As I previously mentioned, poet Dylan Thomas wrote a screenplay in 1953 that was, eventually, produced by, of all people, Mel Brooks. In the 1980s, Brooks’s Brooksfilms company produced a number of different kinds of movies, besides the comedies you’d expect. They produced David Lynch’s Oscar-nominated The Elephant Man in 1981 and would go on to produce David Cronenberg’s The Fly in 1986. In ’85, though, Freddie Francis—longtime horror director and award-winning cinematographer—directed The Doctor and the Devils, which changes the names of the characters but keeps the events.

With this movie, the story goes right back to Gothic horror in a pretty outstanding way. Timothy Dalton plays Dr. Rock, the brilliant anatomist who will pay a small fortune for corpses, the fresher the better. The Burke and Hare analogs are Fallon (Jonathan Pryce) and Broom (Stephen Rea) who are, if possible, the most detestable versions of the characters to date. The supporting cast are all pretty amazing, with the likes of Patrick Stewart, Twiggy, and Julian Sands. There’s no wisp of the comedic here; this is a chiller.
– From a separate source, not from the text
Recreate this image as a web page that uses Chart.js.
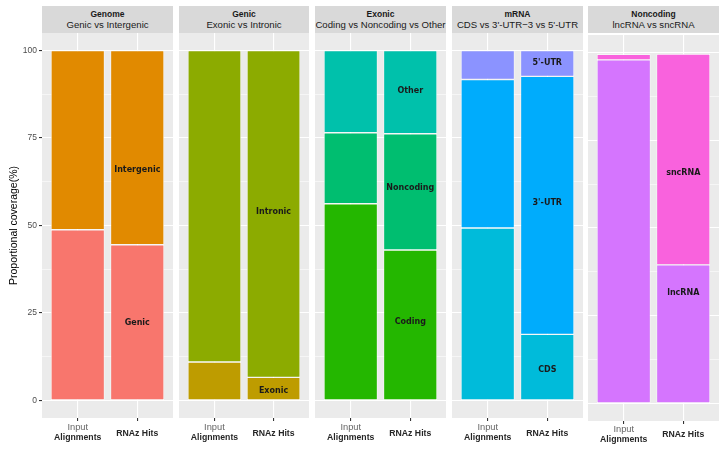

Which cannot be said for the final film to date, 2010’s Burke and Hare. On paper, this should have been perfect. John Landis (An American Werewolf in London) directing a horror-comedy again, with Simon Pegg and Andy Serkis as the titular fiends, and Tom Wilkinson as Knox. The problem here is in execution. Focusing almost solely on the “hapless” William Burke (Pegg) who gets steamrolled into committing these heinous acts by his harlequinesque cohort William Hare (Serkis). All seemingly stemming from Hare turning Crown’s evidence against Burke.

But it’s not all that funny, and even with Pegg’s likability, any foreknowledge of the crimes makes it very hard to like him. Produced by the legendary Ealing Studios, it seemed an attempt to replicate the famous wry dark comedies from the 1940s. But it…doesn’t.

Even with the bad final movie, the legacy and legend of Burke and Hare remains one of Britain’s most notorious, even among the likes of Jack the Ripper and Mary PearcyThe Flesh and the Fiends is available now on Blu-ray from Kino Lorber while The Body Snatcher and The Doctor and the Devils are on Blu-ray from Shout! Factory. If you’re going to watch any movies about the famous Resurrection Men, those would be where to start.